> _Dataset extract_
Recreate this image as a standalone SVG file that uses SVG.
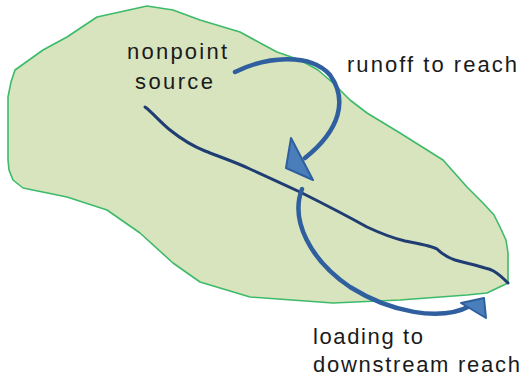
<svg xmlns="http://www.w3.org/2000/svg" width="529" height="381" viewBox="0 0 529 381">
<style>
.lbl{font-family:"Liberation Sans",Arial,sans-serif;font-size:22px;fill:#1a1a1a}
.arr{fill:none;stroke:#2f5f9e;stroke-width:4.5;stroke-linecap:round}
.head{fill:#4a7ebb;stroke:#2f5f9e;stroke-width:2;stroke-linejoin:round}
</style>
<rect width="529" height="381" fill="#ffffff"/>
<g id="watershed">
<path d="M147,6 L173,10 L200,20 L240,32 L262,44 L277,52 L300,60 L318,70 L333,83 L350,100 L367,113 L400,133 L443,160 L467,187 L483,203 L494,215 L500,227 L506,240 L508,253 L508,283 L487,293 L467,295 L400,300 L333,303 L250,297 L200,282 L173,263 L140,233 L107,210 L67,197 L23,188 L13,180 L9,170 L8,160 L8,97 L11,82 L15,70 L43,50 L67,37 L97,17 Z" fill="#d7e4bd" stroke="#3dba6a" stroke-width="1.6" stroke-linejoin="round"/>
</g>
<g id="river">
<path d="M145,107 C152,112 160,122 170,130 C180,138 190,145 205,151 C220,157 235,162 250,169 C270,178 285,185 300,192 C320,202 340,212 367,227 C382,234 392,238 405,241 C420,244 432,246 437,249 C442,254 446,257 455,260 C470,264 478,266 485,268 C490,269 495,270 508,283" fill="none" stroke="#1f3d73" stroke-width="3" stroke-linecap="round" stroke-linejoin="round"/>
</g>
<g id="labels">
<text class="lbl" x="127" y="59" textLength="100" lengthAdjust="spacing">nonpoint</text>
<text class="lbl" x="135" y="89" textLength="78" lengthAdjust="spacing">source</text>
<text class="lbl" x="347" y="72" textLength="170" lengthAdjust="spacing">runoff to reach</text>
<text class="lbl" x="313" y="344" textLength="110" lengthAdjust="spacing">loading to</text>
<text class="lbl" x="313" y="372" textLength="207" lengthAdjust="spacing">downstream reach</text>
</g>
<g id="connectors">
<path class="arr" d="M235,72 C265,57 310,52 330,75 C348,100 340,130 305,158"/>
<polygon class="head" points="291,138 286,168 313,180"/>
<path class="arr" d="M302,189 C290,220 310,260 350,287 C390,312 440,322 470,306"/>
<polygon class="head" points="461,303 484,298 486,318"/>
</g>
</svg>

> _Exercise_
Every line of the data should be copied as it stands, without the images.

> _Exercise solution_
Recreate this image as a standalone SVG file that uses SVG.
<svg xmlns="http://www.w3.org/2000/svg" width="529" height="381" viewBox="0 0 529 381">
<style>
.lbl{font-family:"Liberation Sans",Arial,sans-serif;font-size:22px;fill:#1a1a1a}
.arr{fill:none;stroke:#2f5f9e;stroke-width:4.5;stroke-linecap:round}
.head{fill:#4a7ebb;stroke:#2f5f9e;stroke-width:2;stroke-linejoin:round}
</style>
<rect width="529" height="381" fill="#ffffff"/>
<g id="watershed">
<path d="M147,6 L173,10 L200,20 L240,32 L262,44 L277,52 L300,60 L318,70 L333,83 L350,100 L367,113 L400,133 L443,160 L467,187 L483,203 L494,215 L500,227 L506,240 L508,253 L508,283 L487,293 L467,295 L400,300 L333,303 L250,297 L200,282 L173,263 L140,233 L107,210 L67,197 L23,188 L13,180 L9,170 L8,160 L8,97 L11,82 L15,70 L43,50 L67,37 L97,17 Z" fill="#d7e4bd" stroke="#3dba6a" stroke-width="1.6" stroke-linejoin="round"/>
</g>
<g id="river">
<path d="M145,107 C152,112 160,122 170,130 C180,138 190,145 205,151 C220,157 235,162 250,169 C270,178 285,185 300,192 C320,202 340,212 367,227 C382,234 392,238 405,241 C420,244 432,246 437,249 C442,254 446,257 455,260 C470,264 478,266 485,268 C490,269 495,270 508,283" fill="none" stroke="#1f3d73" stroke-width="3" stroke-linecap="round" stroke-linejoin="round"/>
</g>
<g id="labels">
<text class="lbl" x="127" y="59" textLength="100" lengthAdjust="spacing">nonpoint</text>
<text class="lbl" x="135" y="89" textLength="78" lengthAdjust="spacing">source</text>
<text class="lbl" x="347" y="72" textLength="170" lengthAdjust="spacing">runoff to reach</text>
<text class="lbl" x="313" y="344" textLength="110" lengthAdjust="spacing">loading to</text>
<text class="lbl" x="313" y="372" textLength="207" lengthAdjust="spacing">downstream reach</text>
</g>
<g id="connectors">
<path class="arr" d="M235,72 C265,57 310,52 330,75 C348,100 340,130 305,158"/>
<polygon class="head" points="291,138 286,168 313,180"/>
<path class="arr" d="M302,189 C290,220 310,260 350,287 C390,312 440,322 470,306"/>
<polygon class="head" points="461,303 484,298 486,318"/>
</g>
</svg>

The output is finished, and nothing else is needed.